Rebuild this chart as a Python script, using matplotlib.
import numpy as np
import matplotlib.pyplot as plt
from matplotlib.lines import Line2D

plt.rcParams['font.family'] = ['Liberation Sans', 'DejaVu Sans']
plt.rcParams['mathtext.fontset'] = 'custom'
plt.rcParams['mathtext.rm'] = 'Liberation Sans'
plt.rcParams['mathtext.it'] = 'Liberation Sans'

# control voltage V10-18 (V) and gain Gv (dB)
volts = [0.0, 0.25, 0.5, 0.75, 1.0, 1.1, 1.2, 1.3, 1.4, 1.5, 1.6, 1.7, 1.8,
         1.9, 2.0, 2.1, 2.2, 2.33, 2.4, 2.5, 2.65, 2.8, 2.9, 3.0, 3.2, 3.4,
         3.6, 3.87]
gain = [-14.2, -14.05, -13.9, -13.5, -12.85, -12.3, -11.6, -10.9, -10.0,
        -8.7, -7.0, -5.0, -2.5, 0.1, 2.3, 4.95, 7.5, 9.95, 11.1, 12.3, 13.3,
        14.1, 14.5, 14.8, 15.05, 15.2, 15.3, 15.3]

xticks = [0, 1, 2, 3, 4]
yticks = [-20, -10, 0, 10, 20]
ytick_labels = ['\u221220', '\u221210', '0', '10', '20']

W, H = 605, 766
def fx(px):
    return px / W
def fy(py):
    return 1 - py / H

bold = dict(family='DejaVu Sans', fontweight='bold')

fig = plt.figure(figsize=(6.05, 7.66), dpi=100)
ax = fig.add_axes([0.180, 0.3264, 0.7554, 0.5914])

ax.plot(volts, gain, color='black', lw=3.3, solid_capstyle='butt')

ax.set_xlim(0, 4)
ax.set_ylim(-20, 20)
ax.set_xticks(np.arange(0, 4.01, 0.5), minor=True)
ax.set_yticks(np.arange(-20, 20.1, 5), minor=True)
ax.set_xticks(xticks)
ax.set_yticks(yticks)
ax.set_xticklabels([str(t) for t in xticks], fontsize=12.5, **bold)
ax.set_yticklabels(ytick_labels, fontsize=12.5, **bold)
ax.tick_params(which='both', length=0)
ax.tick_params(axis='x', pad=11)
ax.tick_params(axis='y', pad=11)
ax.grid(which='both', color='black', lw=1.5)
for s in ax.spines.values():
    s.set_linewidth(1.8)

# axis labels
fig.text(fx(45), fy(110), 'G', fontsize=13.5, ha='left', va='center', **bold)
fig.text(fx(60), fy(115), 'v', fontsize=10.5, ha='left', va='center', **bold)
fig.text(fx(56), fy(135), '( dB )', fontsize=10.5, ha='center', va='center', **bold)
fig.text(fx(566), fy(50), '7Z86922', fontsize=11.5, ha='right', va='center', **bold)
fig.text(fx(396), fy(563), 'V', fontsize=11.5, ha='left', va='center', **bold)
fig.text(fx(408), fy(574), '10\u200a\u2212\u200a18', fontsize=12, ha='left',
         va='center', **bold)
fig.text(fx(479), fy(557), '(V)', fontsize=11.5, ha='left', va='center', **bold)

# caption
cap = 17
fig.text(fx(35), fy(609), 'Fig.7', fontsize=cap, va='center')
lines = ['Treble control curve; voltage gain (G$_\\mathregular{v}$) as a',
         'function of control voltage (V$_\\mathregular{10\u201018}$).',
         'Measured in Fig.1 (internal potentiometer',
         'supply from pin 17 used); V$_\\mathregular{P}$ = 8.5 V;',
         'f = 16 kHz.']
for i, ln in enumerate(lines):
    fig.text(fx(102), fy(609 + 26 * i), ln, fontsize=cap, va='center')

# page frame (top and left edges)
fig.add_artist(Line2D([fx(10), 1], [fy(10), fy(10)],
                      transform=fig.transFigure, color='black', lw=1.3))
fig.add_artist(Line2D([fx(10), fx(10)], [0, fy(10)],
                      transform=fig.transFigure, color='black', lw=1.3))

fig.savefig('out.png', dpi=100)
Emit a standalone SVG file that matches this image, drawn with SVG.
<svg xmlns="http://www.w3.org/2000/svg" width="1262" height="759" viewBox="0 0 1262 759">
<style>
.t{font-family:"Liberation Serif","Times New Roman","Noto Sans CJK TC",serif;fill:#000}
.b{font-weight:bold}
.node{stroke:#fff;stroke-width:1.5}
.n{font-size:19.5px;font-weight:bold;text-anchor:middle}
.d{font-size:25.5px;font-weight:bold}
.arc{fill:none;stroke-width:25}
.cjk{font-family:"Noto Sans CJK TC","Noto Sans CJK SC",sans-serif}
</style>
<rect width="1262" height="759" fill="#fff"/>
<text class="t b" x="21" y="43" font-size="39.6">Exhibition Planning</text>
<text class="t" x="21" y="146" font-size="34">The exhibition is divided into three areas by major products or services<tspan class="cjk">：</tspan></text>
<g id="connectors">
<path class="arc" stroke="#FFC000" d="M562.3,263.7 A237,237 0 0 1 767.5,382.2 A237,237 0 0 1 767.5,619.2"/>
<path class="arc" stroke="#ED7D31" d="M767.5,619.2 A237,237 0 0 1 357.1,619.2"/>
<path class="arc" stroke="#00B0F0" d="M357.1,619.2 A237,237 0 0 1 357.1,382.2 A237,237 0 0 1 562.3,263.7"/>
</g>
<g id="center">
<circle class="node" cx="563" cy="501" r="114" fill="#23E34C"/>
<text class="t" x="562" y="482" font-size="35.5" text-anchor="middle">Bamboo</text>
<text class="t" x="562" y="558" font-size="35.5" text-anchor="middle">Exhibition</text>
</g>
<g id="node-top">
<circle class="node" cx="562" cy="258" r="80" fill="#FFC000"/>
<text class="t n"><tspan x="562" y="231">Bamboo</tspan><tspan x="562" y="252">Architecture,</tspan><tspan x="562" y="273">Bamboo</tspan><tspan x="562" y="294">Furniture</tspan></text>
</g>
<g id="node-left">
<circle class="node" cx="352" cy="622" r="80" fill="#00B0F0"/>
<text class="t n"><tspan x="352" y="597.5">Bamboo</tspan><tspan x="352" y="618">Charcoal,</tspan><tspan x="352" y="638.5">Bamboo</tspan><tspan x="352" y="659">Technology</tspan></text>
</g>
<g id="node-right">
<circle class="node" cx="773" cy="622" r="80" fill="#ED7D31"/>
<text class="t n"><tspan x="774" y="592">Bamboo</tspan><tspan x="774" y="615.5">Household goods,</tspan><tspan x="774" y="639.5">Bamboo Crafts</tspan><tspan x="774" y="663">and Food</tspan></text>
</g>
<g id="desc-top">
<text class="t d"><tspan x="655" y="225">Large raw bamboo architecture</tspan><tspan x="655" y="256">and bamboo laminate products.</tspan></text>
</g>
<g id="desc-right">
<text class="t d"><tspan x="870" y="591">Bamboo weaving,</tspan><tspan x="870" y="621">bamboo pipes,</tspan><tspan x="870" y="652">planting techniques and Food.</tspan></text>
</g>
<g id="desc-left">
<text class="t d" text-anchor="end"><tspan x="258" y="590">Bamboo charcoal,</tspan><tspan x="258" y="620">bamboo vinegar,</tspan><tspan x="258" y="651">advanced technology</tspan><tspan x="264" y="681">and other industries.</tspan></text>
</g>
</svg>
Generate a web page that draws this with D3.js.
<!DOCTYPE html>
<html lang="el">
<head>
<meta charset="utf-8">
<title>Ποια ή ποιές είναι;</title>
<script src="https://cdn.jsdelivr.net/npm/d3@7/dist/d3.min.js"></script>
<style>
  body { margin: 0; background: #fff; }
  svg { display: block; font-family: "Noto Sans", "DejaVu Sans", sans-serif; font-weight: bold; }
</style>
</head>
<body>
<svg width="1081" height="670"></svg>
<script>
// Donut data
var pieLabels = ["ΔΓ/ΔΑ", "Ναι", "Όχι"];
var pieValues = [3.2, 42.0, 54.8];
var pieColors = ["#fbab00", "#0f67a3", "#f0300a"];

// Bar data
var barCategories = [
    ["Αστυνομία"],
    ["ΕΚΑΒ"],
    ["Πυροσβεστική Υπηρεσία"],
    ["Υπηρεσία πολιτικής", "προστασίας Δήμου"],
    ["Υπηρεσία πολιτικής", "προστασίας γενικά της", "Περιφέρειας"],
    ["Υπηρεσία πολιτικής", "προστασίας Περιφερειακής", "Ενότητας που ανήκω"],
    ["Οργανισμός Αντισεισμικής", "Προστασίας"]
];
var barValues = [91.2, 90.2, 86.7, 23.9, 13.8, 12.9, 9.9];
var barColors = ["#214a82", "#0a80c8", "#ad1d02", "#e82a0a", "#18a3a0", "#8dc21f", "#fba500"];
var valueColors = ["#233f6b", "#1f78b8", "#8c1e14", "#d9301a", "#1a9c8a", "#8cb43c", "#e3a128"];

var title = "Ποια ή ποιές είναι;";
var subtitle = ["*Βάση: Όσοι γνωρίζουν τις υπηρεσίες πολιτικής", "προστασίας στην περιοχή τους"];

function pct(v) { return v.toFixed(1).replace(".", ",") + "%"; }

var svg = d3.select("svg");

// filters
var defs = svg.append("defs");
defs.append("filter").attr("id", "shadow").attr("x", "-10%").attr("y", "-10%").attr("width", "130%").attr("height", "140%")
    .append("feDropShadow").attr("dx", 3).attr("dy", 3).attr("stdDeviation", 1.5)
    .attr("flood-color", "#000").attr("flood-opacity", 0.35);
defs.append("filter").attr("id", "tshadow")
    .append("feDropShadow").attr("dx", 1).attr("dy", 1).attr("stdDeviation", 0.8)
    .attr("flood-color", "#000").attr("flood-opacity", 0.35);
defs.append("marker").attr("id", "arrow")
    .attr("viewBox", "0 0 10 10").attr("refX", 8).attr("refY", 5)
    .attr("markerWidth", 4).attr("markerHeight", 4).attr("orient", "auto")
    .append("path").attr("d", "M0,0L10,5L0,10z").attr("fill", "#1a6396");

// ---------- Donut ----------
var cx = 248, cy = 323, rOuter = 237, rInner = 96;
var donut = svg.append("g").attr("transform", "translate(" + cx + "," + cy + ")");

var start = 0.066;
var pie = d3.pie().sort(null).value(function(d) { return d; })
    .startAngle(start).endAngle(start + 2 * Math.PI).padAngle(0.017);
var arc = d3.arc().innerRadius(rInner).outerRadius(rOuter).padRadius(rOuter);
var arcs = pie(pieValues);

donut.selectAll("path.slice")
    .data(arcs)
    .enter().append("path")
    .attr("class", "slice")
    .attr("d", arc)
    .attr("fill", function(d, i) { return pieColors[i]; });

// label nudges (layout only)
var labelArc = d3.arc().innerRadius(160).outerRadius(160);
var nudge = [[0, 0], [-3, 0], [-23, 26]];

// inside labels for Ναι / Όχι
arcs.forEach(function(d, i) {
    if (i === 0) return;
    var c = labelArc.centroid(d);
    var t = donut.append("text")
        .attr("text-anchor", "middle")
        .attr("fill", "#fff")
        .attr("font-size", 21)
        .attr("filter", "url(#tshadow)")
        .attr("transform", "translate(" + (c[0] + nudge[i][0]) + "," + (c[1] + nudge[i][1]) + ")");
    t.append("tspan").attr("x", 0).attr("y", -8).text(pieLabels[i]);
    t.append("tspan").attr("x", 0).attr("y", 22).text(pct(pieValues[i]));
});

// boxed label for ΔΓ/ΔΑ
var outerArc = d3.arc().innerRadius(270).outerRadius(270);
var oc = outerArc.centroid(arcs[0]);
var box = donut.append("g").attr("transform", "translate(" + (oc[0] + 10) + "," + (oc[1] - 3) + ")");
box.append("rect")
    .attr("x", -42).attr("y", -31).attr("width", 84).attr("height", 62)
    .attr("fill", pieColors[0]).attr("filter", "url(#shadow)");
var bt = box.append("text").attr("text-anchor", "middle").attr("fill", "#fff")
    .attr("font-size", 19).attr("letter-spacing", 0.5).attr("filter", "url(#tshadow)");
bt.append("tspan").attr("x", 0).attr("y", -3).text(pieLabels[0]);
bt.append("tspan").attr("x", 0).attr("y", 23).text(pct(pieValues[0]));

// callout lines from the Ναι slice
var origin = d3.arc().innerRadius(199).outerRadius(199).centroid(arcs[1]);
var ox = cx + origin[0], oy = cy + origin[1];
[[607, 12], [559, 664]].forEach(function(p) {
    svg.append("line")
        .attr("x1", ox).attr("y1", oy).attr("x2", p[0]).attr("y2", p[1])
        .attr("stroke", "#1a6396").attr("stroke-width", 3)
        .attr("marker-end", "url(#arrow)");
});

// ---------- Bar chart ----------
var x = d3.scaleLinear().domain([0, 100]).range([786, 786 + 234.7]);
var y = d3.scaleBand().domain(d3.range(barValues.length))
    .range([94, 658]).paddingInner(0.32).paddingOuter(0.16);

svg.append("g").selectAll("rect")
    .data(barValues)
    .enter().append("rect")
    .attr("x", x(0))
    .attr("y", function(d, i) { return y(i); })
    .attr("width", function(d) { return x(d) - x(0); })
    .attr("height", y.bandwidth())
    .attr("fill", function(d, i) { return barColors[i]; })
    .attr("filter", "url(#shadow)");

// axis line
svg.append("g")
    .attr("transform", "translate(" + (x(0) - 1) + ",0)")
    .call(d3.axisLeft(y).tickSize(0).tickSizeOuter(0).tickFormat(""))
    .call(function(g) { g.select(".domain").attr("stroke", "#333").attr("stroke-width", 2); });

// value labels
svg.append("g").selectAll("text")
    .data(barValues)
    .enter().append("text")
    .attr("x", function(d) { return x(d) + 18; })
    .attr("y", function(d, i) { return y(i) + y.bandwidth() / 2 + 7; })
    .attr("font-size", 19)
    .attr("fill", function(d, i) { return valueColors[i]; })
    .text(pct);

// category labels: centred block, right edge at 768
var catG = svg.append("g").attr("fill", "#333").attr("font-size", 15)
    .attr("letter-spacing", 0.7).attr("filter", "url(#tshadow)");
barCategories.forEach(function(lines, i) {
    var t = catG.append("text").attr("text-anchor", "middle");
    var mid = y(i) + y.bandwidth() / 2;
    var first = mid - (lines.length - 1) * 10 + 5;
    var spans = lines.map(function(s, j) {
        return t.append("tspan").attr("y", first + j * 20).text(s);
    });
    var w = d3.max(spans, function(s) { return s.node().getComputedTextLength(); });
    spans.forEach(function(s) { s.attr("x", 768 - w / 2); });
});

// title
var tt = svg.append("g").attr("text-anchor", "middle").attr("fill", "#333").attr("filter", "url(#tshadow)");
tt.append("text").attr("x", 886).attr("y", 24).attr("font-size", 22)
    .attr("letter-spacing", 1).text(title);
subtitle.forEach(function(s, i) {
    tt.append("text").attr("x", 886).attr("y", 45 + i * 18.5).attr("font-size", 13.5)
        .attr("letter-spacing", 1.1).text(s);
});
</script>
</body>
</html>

+---+

SHORT EXERCISE:
Only the lines from the start of the data to the line holding "color='black', lw=3.3, solid_capstyle='butt')" are wanted; return them exactly, both ends included.

ANSWER TO THE EXERCISE:
Rebuild this chart as a Python script, using matplotlib.
import numpy as np
import matplotlib.pyplot as plt
from matplotlib.lines import Line2D

plt.rcParams['font.family'] = ['Liberation Sans', 'DejaVu Sans']
plt.rcParams['mathtext.fontset'] = 'custom'
plt.rcParams['mathtext.rm'] = 'Liberation Sans'
plt.rcParams['mathtext.it'] = 'Liberation Sans'

# control voltage V10-18 (V) and gain Gv (dB)
volts = [0.0, 0.25, 0.5, 0.75, 1.0, 1.1, 1.2, 1.3, 1.4, 1.5, 1.6, 1.7, 1.8,
         1.9, 2.0, 2.1, 2.2, 2.33, 2.4, 2.5, 2.65, 2.8, 2.9, 3.0, 3.2, 3.4,
         3.6, 3.87]
gain = [-14.2, -14.05, -13.9, -13.5, -12.85, -12.3, -11.6, -10.9, -10.0,
        -8.7, -7.0, -5.0, -2.5, 0.1, 2.3, 4.95, 7.5, 9.95, 11.1, 12.3, 13.3,
        14.1, 14.5, 14.8, 15.05, 15.2, 15.3, 15.3]

xticks = [0, 1, 2, 3, 4]
yticks = [-20, -10, 0, 10, 20]
ytick_labels = ['\u221220', '\u221210', '0', '10', '20']

W, H = 605, 766
def fx(px):
    return px / W
def fy(py):
    return 1 - py / H

bold = dict(family='DejaVu Sans', fontweight='bold')

fig = plt.figure(figsize=(6.05, 7.66), dpi=100)
ax = fig.add_axes([0.180, 0.3264, 0.7554, 0.5914])

ax.plot(volts, gain, color='black', lw=3.3, solid_capstyle='butt')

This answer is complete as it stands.